Если бы это было само собою, то не надо было бы задержки и не было бы религии-сублимации. Если это не само собою, то должна быть система представлений и правил, производящих задержку пола. Но что такое подобная задержка, как не религиозные заповеди. Итак, для объяснения религии должна быть уже религия, хотя, быть может, и в иной, чем данная, форме. Объясняется одна религия—чрез другую, т. е., другими словами, дедуцируется необходимость известного религиозного процесса, в котором религия меняет свою форму. В конце концов, получается, что пол тоже, наряду с другими факторами, дает свой отблеск на религиозные представления и установления. Но кто же об этом ничтожном выводе спорил?
Положение дел таково:
а) есть пол,
б) есть религия,
в) пол ≠ религии.
Следовательно, надо, по мнению психоаналистов, вывести религию из пола. Но т. к. она заведомо не есть пол, то, для возможности такого выведения, нечто не половое надо добавить к полу, чтобы вышла из него религия. Это «нечто» — совсем не полового характера. А т. к. именно из него объясняется религия, то, следовательно, это «нечто» должно быть охарактеризовано как некая ПРА-РЕЛИГИЯ. Назвать ли ее «задержкой», как психоаналисты, или «первобытным откровением», как богословы,— это совершенно безразлично, ибо во всяком случае за нею остается не-половая и, следовательно, собственнорелигиозная природа.
Вы говорите все свои теории о религии с высоты 100 верст над землею. Но там ли вы, на самом деле? Если не там, то кто же поставил вас судьями народов? И чем гарантируете вы свою беспристрастность? А если вы мните, что вы там, то объясните, как это можно? Как возможно, чтобы, при половом характере всех теоретических воззрений человечества, именно ваши оказались каким-то исключением? И не проще ли, чем все объяснять полом, взглянуть сначала на себя и подумать об испорченности своего воображения?

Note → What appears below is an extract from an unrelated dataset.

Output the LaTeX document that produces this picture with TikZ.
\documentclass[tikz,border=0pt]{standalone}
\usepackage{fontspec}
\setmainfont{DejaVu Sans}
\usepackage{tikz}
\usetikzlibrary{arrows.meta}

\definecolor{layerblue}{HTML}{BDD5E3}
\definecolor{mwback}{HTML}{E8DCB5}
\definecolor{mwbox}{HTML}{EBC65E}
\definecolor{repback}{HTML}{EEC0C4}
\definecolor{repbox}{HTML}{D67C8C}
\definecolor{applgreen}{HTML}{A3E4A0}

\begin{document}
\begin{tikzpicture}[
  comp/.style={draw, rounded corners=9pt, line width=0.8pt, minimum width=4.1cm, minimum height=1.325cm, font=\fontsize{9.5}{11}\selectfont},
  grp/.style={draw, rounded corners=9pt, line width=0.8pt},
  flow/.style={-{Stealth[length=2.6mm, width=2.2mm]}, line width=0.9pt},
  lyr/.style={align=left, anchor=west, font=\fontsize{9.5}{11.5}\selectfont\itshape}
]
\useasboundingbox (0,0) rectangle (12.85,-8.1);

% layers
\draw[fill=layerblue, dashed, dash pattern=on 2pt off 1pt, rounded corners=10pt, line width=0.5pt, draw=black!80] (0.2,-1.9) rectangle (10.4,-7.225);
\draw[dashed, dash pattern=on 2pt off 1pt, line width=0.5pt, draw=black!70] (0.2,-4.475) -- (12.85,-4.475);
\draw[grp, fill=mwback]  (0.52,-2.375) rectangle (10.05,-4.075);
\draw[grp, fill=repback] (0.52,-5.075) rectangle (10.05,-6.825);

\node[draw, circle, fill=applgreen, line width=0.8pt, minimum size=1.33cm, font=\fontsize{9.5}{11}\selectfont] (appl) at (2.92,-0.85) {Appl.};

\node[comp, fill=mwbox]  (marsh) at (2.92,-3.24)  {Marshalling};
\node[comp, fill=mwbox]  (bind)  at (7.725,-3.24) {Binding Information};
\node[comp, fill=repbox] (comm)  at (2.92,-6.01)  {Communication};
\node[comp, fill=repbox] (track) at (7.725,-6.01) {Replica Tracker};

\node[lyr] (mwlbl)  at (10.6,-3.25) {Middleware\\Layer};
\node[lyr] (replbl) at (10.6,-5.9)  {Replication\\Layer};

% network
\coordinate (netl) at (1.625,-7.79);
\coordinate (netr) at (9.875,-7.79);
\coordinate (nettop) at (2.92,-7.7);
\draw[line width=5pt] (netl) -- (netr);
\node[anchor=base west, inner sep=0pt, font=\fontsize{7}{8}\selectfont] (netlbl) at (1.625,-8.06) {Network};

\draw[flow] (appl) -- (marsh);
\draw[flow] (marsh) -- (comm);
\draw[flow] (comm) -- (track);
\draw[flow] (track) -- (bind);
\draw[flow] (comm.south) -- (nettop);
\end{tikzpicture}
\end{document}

1914.ΧΙΙ.26. Серг<иев> Πос<ад>
+Видение пр<орока> Иезекииля на реке Ховар{1001} исследователями сближается с ассирийскими керубами и с храмами. Но не есть ли это настоящее видение каких-либо литургических реальностей, рассматриваемых в плане эфирном?! Другими словами, не есть ли вообще видение—видение в эфирном плане того, что каждый может видеть не-эфирно на земле?
1914.XII.29.
1915.IV.7. Серг<иев> Πос<ад>
De morte humanistarum О смерти великих 1«С вечера 24-го марта Бетховен лежал без сознания и тяжело хрипел. Это было потрясающее зрелище для немногих друзей, которые попеременно дежурили у его постели... Два дня длилась страшная борьба; катастрофа как будто отдалялась... Вдруг во время сильного удара грома умирающий внезапно выпрямился, угрожающе сжал руку в кулак и, упав навзничь, испустил дух» (П. Беккер,— Бетховен. Пер. с нем. Г. А. Ангерот под ред. Д. С. Шор. М., 1913. (Вып. 1-й). Стр. 57—58).

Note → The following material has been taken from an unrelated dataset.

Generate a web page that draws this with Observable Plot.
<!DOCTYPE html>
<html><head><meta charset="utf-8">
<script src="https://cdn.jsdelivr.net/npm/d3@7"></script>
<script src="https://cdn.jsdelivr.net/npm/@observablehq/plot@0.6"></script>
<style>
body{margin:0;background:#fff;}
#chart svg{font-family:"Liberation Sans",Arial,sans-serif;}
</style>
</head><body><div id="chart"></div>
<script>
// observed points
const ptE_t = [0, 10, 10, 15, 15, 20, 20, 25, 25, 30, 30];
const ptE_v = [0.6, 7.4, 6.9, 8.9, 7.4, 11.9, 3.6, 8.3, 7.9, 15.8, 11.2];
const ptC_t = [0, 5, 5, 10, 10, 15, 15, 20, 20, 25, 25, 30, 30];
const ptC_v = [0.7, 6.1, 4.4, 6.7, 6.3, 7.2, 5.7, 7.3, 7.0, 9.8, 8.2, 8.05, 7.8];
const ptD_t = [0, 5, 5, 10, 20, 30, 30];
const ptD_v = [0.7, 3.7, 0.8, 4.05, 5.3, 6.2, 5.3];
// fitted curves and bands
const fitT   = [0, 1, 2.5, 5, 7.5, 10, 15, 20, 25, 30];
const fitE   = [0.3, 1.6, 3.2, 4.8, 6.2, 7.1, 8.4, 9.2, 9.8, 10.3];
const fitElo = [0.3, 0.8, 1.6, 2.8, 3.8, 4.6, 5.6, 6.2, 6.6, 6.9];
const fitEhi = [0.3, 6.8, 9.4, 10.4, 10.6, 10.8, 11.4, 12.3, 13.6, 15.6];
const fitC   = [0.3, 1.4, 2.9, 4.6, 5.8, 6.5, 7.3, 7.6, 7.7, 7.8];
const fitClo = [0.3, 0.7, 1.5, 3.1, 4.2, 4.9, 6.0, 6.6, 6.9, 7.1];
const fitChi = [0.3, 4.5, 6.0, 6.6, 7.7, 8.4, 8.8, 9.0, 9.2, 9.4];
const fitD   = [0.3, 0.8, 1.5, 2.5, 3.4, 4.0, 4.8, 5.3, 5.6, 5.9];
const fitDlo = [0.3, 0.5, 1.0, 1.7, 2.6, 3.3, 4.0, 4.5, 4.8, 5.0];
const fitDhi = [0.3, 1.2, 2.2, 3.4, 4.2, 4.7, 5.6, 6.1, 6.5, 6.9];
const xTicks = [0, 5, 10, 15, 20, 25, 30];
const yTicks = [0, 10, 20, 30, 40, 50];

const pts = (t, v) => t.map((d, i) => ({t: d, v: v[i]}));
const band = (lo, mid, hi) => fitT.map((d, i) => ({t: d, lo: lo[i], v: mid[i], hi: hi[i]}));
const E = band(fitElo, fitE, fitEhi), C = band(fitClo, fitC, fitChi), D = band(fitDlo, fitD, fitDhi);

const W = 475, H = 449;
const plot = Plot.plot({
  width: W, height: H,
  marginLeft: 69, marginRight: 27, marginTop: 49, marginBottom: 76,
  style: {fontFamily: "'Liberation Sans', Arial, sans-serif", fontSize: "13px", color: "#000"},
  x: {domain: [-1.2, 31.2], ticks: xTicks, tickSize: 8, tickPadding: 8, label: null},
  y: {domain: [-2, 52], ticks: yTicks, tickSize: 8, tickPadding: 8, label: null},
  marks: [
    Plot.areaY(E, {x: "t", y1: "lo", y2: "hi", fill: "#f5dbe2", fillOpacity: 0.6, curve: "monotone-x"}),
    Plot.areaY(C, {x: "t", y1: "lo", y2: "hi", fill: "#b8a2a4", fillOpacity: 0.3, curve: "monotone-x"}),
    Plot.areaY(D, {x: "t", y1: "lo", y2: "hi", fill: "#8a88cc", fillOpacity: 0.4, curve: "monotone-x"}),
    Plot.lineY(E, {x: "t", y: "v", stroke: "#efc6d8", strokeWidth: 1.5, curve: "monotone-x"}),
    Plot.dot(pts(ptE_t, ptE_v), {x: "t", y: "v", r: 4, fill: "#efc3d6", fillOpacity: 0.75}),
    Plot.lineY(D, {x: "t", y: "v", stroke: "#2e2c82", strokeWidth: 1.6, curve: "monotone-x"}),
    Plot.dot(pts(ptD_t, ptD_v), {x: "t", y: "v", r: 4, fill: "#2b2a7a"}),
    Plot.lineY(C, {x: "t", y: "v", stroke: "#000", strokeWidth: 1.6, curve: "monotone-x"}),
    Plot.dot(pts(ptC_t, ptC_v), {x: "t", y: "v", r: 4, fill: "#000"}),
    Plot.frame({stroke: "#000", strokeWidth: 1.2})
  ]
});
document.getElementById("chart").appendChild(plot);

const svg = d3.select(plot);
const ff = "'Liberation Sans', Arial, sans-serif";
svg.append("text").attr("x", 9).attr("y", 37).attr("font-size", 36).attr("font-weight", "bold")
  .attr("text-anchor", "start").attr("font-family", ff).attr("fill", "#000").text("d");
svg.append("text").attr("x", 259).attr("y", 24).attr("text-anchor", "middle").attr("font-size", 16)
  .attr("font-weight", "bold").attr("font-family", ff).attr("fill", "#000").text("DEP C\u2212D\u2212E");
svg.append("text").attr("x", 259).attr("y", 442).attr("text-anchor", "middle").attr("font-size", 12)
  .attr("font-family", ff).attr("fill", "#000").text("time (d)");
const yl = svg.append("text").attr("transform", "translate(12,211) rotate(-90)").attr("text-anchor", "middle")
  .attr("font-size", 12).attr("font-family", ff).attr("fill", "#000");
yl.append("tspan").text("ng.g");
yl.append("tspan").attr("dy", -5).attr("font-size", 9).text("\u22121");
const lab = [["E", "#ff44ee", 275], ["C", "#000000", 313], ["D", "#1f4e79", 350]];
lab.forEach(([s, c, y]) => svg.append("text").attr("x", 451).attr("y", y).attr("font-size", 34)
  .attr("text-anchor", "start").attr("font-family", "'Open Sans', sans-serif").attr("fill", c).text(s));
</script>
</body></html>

Умер в гневе. На кого? На что?
«Он, разрешивший было загадку сфинкса, стал, в конце концов, жертвой рока. Конечно, он сознает, что исполнил свой долг человека и художника. Но им овладевает теперь обессиливающее чувство бесполезности всякого стремления. Он постигает вечную смену явлений. И, умирая, устало шепчет: «Plaudite amici—comoedia finita est»»{1002} (id., стр. 82).

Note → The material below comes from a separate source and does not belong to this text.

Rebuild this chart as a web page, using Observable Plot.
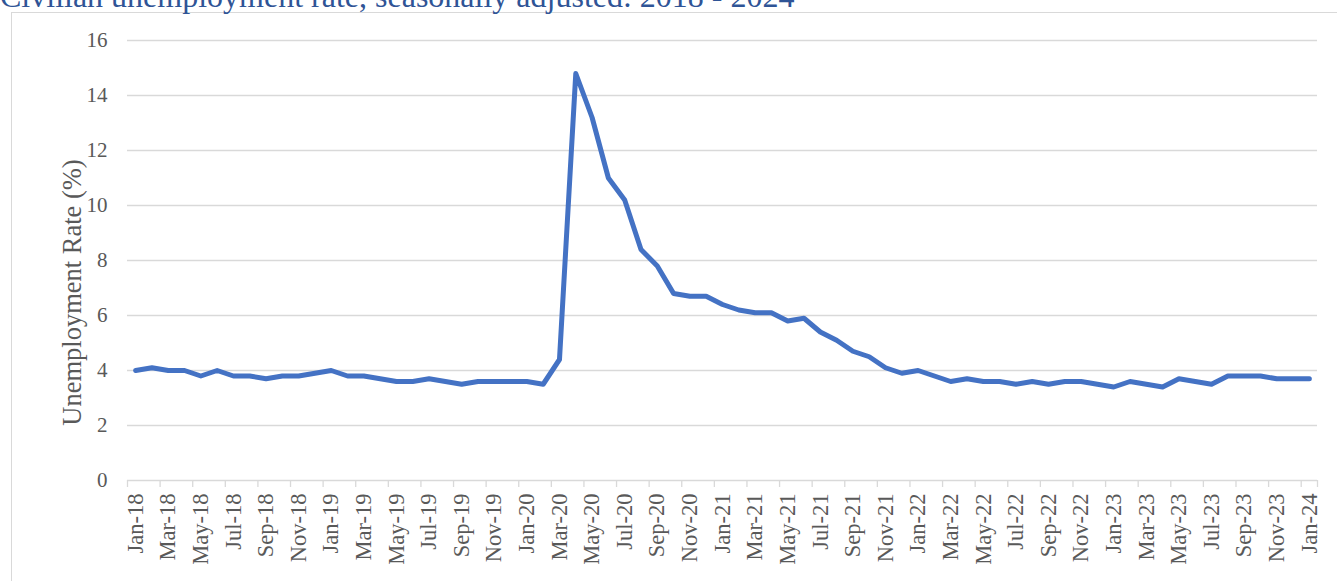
<!DOCTYPE html>
<html>
<head>
<meta charset="utf-8">
<script src="https://cdn.jsdelivr.net/npm/d3@7"></script>
<script src="https://cdn.jsdelivr.net/npm/@observablehq/plot@0.6"></script>
<style>
  html, body { margin: 0; padding: 0; background: #ffffff; overflow: hidden; }
  #wrap { position: relative; width: 1337px; height: 581px; overflow: hidden; }
  #title { position: absolute; left: 0px; top: -20px; font-family: "Liberation Serif", "Times New Roman", serif; font-size: 32px; line-height: 32px; color: #2F5496; white-space: nowrap; z-index: 2; }
  #border { position: absolute; left: 11px; top: 12px; width: 1500px; height: 1000px; border: 1px solid #d9d9d9; box-sizing: border-box; z-index: 1; pointer-events: none; }
  #chart { position: absolute; left: 0; top: 0; }
</style>
</head>
<body>
<div id="wrap">
  <div id="title">Civilian unemployment rate, seasonally adjusted: 2018 - 2024</div>
  <div id="border"></div>
  <div id="chart"></div>
</div>
<script>
const monthNames = ["Jan","Feb","Mar","Apr","May","Jun","Jul","Aug","Sep","Oct","Nov","Dec"];
const years = ["18","19","20","21","22","23","24"];

const rate2018 = [4.0, 4.1, 4.0, 4.0, 3.8, 4.0, 3.8, 3.8, 3.7, 3.8, 3.8, 3.9];
const rate2019 = [4.0, 3.8, 3.8, 3.7, 3.6, 3.6, 3.7, 3.6, 3.5, 3.6, 3.6, 3.6];
const rate2020 = [3.6, 3.5, 4.4, 14.8, 13.2, 11.0, 10.2, 8.4, 7.8, 6.8, 6.7, 6.7];
const rate2021 = [6.4, 6.2, 6.1, 6.1, 5.8, 5.9, 5.4, 5.1, 4.7, 4.5, 4.1, 3.9];
const rate2022 = [4.0, 3.8, 3.6, 3.7, 3.6, 3.6, 3.5, 3.6, 3.5, 3.6, 3.6, 3.5];
const rate2023 = [3.4, 3.6, 3.5, 3.4, 3.7, 3.6, 3.5, 3.8, 3.8, 3.8, 3.7, 3.7];
const rate2024 = [3.7];

const yTicks = [0, 2, 4, 6, 8, 10, 12, 14, 16];
const yLabel = "Unemployment Rate (%)";

const allRates = [rate2018, rate2019, rate2020, rate2021, rate2022, rate2023, rate2024];
const labels = [];
const data = [];
allRates.forEach((arr, yi) => {
  arr.forEach((v, mi) => {
    const lab = monthNames[mi] + "-" + years[yi];
    data.push({i: labels.length, label: lab, rate: v});
    labels.push(lab);
  });
});
const n = labels.length;
const labelIdx = labels.map((d, i) => i).filter(i => i % 2 === 0);
const boundaries = labelIdx.map(i => i - 0.5).concat([n - 0.5]);

const font = '"Liberation Serif", "Times New Roman", serif';

const chart = Plot.plot({
  width: 1337,
  height: 581,
  marginLeft: 127,
  marginRight: 20,
  marginTop: 40,
  marginBottom: 101,
  style: {fontFamily: font, color: "#595959", background: "transparent", overflow: "visible"},
  x: {type: "linear", domain: [-0.5, n - 0.5]},
  y: {domain: [0, 16]},
  marks: [
    Plot.gridY(yTicks, {stroke: "#d9d9d9", strokeOpacity: 1, strokeWidth: 1.3}),
    Plot.axisY(yTicks, {tickSize: 0, tickPadding: 20, fontSize: 21, label: null, fill: "#595959"}),
    Plot.axisX(boundaries, {tickSize: 7, stroke: "#d9d9d9", strokeOpacity: 1, strokeWidth: 1.3, tickFormat: () => "", label: null}),
    Plot.axisX(labelIdx, {tickSize: 0, tickPadding: 13, tickRotate: -90, tickFormat: i => labels[i], fontSize: 22.5, label: null, fill: "#595959"}),
    Plot.text([yLabel], {text: d => d, frameAnchor: "left", textAnchor: "middle", rotate: -90, dx: -55, dy: 32, fontSize: 26.5, fill: "#595959"}),
    Plot.line(data, {x: "i", y: "rate", stroke: "#4472C4", strokeWidth: 5, strokeLinejoin: "round", strokeLinecap: "round"})
  ]
});
document.getElementById("chart").appendChild(chart);
</script>
</body>
</html>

Героический подвиг жизни оказался «comoedia»! Только? Покорность року кончается кулаками; высшее—пустотою!
2В предсмертных словах Гёте—«Свету, побольше свету» — обыкновенно видят что-то «просветительное», какой-то символ необходимости «просвещения». Охотно готовы это восклицание связать с:
«Сейте разумное, доброе, вечное...»{1003}
и т. п. пошлостью. Но, увы, это совсем, совсем не то. Неужели в этих словах не слышится вопль, томление, тоска, ужас?.. «Мне свету, ибо... я во тьме». Гёте стал погружаться во тьму—и возопил о свете. Какую? Не «тьму» ли «внешнюю»? И когда она хлынула в душу, затопляя безумием, Гёте запросил свету духовного, которым пренебрегал всю жизнь. Кажется, Гёте всю жизнь был слепым—и умер слепым стариком, вещим, но не зрячим.